● **Task brief**
Omit every picture and return the rest of the data unaltered.

---

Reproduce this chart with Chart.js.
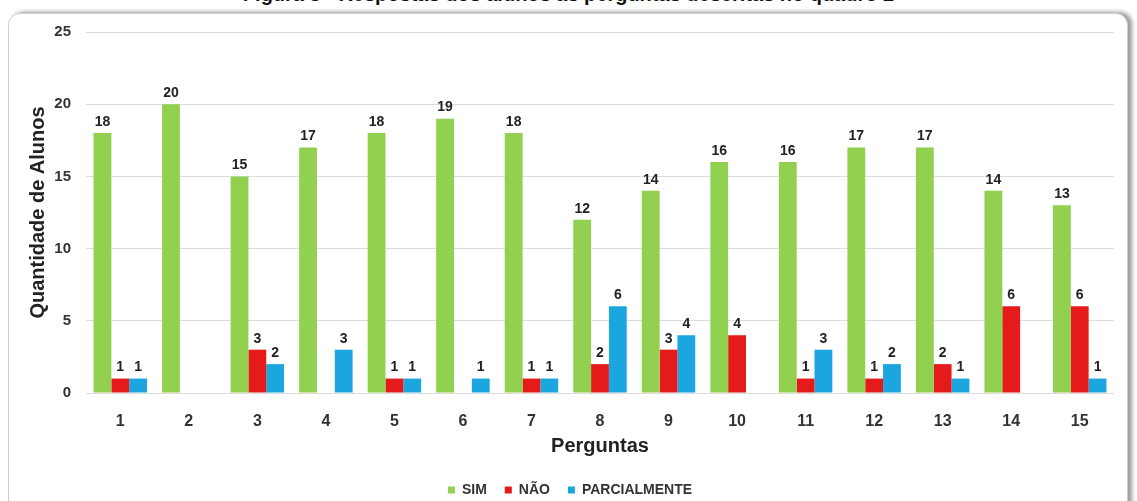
<!DOCTYPE html>
<html>
<head>
<meta charset="utf-8">
<script src="https://cdn.jsdelivr.net/npm/chart.js@4"></script>
<style>
    html, body { margin: 0; padding: 0; background: #fff; }
    #wrap { position: relative; width: 1137px; height: 501px; overflow: hidden; }
    #caption {
        position: absolute; left: 0; top: -17px; width: 1137px; text-align: center;
        font: bold 20px "Liberation Sans", Arial, sans-serif; color: #111;
    }
    #frame {
        position: absolute; left: 8px; top: 13px; width: 1118px; height: 520px;
        border: 1px solid #d0d0d0; border-radius: 12px; background: #fff;
        box-shadow: 4px -1px 4px rgba(0, 0, 0, 0.4);
    }
    #chartBox { position: absolute; left: 0; top: 0; width: 1137px; height: 501px; }
</style>
</head>
<body>
<div id="wrap">
    <div id="caption">Figura 3 - Respostas dos alunos às perguntas descritas no quadro 2</div>
    <div id="frame"></div>
    <div id="chartBox"><canvas id="grafico" width="1137" height="501"></canvas></div>
</div>
<script>
// dados
var perguntas = ["1", "2", "3", "4", "5", "6", "7", "8", "9", "10", "11", "12", "13", "14", "15"];
var sim = [18, 20, 15, 17, 18, 19, 18, 12, 14, 16, 16, 17, 17, 14, 13];
var nao = [1, 0, 3, 0, 1, 0, 1, 2, 3, 4, 1, 1, 2, 6, 6];
var parcialmente = [1, 0, 2, 3, 1, 1, 1, 6, 4, 0, 3, 2, 1, 0, 1];
var yTicks = [0, 5, 10, 15, 20, 25];

var FONT = '"Liberation Sans", Arial, sans-serif';
var grafico;

// escreve o valor em cima de cada barra (zeros ficam sem rótulo)
var valueLabels = {
    id: 'valueLabels',
    afterDatasetsDraw: function (chart) {
        var ctx = chart.ctx;
        ctx.save();
        ctx.font = 'bold 14px ' + FONT;
        ctx.fillStyle = '#222';
        ctx.textAlign = 'center';
        ctx.textBaseline = 'bottom';
        chart.data.datasets.forEach(function (ds, i) {
            chart.getDatasetMeta(i).data.forEach(function (bar, j) {
                var v = ds.data[j];
                if (!v) return;
                ctx.fillText(v, bar.x, bar.y - 4);
            });
        });
        ctx.restore();
    }
};

window.onload = function () {
    initChart();
}

function initChart() {
    var ctx = document.getElementById('grafico');
    grafico = new Chart(ctx, {
        type: 'bar',
        data: {
            labels: perguntas,
            datasets: [{
                label: "SIM",
                data: sim,
                backgroundColor: "#92D050"
            }, {
                label: "NÃO",
                data: nao,
                backgroundColor: "#E51B1B"
            }, {
                label: "PARCIALMENTE",
                data: parcialmente,
                backgroundColor: "#1CA6E0"
            }]
        },
        options: {
            responsive: false,
            animation: false,
            layout: {
                padding: { left: 26, right: 23, top: 32, bottom: -6 }
            },
            datasets: {
                bar: { barPercentage: 1.0, categoryPercentage: 0.78 }
            },
            plugins: {
                tooltip: { enabled: false },
                legend: {
                    position: 'bottom',
                    labels: {
                        boxWidth: 7,
                        boxHeight: 7,
                        padding: 18,
                        color: '#333',
                        font: { family: FONT, size: 14, weight: 'bold' }
                    }
                }
            },
            scales: {
                x: {
                    grid: { display: false },
                    border: { display: false },
                    ticks: {
                        color: '#333',
                        padding: 11,
                        font: { family: FONT, size: 16, weight: 'bold' }
                    },
                    title: {
                        display: true,
                        text: 'Perguntas',
                        color: '#222',
                        padding: { top: 0, bottom: 7 },
                        font: { family: FONT, size: 20, weight: 'bold' }
                    },
                    afterFit: function (scale) { scale.height = 72; }
                },
                y: {
                    min: 0,
                    max: 25,
                    afterBuildTicks: function (scale) {
                        scale.ticks = yTicks.map(function (v) { return { value: v }; });
                    },
                    grid: { color: '#dcdcdc', drawTicks: false },
                    border: { display: false },
                    ticks: {
                        color: '#333',
                        padding: 15,
                        font: { family: FONT, size: 15, weight: 'bold' }
                    },
                    title: {
                        display: true,
                        text: 'Quantidade de Alunos',
                        color: '#222',
                        padding: 0,
                        font: { family: FONT, size: 20, weight: 'bold' }
                    },
                    afterFit: function (scale) { scale.width = 60; }
                }
            }
        },
        plugins: [valueLabels]
    });
}
</script>
</body>
</html>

---

● **Result of this exercise**
Reproduce this chart with Chart.js.
<!DOCTYPE html>
<html>
<head>
<meta charset="utf-8">
<script src="https://cdn.jsdelivr.net/npm/chart.js@4"></script>
<style>
    html, body { margin: 0; padding: 0; background: #fff; }
    #wrap { position: relative; width: 1137px; height: 501px; overflow: hidden; }
    #caption {
        position: absolute; left: 0; top: -17px; width: 1137px; text-align: center;
        font: bold 20px "Liberation Sans", Arial, sans-serif; color: #111;
    }
    #frame {
        position: absolute; left: 8px; top: 13px; width: 1118px; height: 520px;
        border: 1px solid #d0d0d0; border-radius: 12px; background: #fff;
        box-shadow: 4px -1px 4px rgba(0, 0, 0, 0.4);
    }
    #chartBox { position: absolute; left: 0; top: 0; width: 1137px; height: 501px; }
</style>
</head>
<body>
<div id="wrap">
    <div id="caption">Figura 3 - Respostas dos alunos às perguntas descritas no quadro 2</div>
    <div id="frame"></div>
    <div id="chartBox"><canvas id="grafico" width="1137" height="501"></canvas></div>
</div>
<script>
// dados
var perguntas = ["1", "2", "3", "4", "5", "6", "7", "8", "9", "10", "11", "12", "13", "14", "15"];
var sim = [18, 20, 15, 17, 18, 19, 18, 12, 14, 16, 16, 17, 17, 14, 13];
var nao = [1, 0, 3, 0, 1, 0, 1, 2, 3, 4, 1, 1, 2, 6, 6];
var parcialmente = [1, 0, 2, 3, 1, 1, 1, 6, 4, 0, 3, 2, 1, 0, 1];
var yTicks = [0, 5, 10, 15, 20, 25];

var FONT = '"Liberation Sans", Arial, sans-serif';
var grafico;

// escreve o valor em cima de cada barra (zeros ficam sem rótulo)
var valueLabels = {
    id: 'valueLabels',
    afterDatasetsDraw: function (chart) {
        var ctx = chart.ctx;
        ctx.save();
        ctx.font = 'bold 14px ' + FONT;
        ctx.fillStyle = '#222';
        ctx.textAlign = 'center';
        ctx.textBaseline = 'bottom';
        chart.data.datasets.forEach(function (ds, i) {
            chart.getDatasetMeta(i).data.forEach(function (bar, j) {
                var v = ds.data[j];
                if (!v) return;
                ctx.fillText(v, bar.x, bar.y - 4);
            });
        });
        ctx.restore();
    }
};

window.onload = function () {
    initChart();
}

function initChart() {
    var ctx = document.getElementById('grafico');
    grafico = new Chart(ctx, {
        type: 'bar',
        data: {
            labels: perguntas,
            datasets: [{
                label: "SIM",
                data: sim,
                backgroundColor: "#92D050"
            }, {
                label: "NÃO",
                data: nao,
                backgroundColor: "#E51B1B"
            }, {
                label: "PARCIALMENTE",
                data: parcialmente,
                backgroundColor: "#1CA6E0"
            }]
        },
        options: {
            responsive: false,
            animation: false,
            layout: {
                padding: { left: 26, right: 23, top: 32, bottom: -6 }
            },
            datasets: {
                bar: { barPercentage: 1.0, categoryPercentage: 0.78 }
            },
            plugins: {
                tooltip: { enabled: false },
                legend: {
                    position: 'bottom',
                    labels: {
                        boxWidth: 7,
                        boxHeight: 7,
                        padding: 18,
                        color: '#333',
                        font: { family: FONT, size: 14, weight: 'bold' }
                    }
                }
            },
            scales: {
                x: {
                    grid: { display: false },
                    border: { display: false },
                    ticks: {
                        color: '#333',
                        padding: 11,
                        font: { family: FONT, size: 16, weight: 'bold' }
                    },
                    title: {
                        display: true,
                        text: 'Perguntas',
                        color: '#222',
                        padding: { top: 0, bottom: 7 },
                        font: { family: FONT, size: 20, weight: 'bold' }
                    },
                    afterFit: function (scale) { scale.height = 72; }
                },
                y: {
                    min: 0,
                    max: 25,
                    afterBuildTicks: function (scale) {
                        scale.ticks = yTicks.map(function (v) { return { value: v }; });
                    },
                    grid: { color: '#dcdcdc', drawTicks: false },
                    border: { display: false },
                    ticks: {
                        color: '#333',
                        padding: 15,
                        font: { family: FONT, size: 15, weight: 'bold' }
                    },
                    title: {
                        display: true,
                        text: 'Quantidade de Alunos',
                        color: '#222',
                        padding: 0,
                        font: { family: FONT, size: 20, weight: 'bold' }
                    },
                    afterFit: function (scale) { scale.width = 60; }
                }
            }
        },
        plugins: [valueLabels]
    });
}
</script>
</body>
</html>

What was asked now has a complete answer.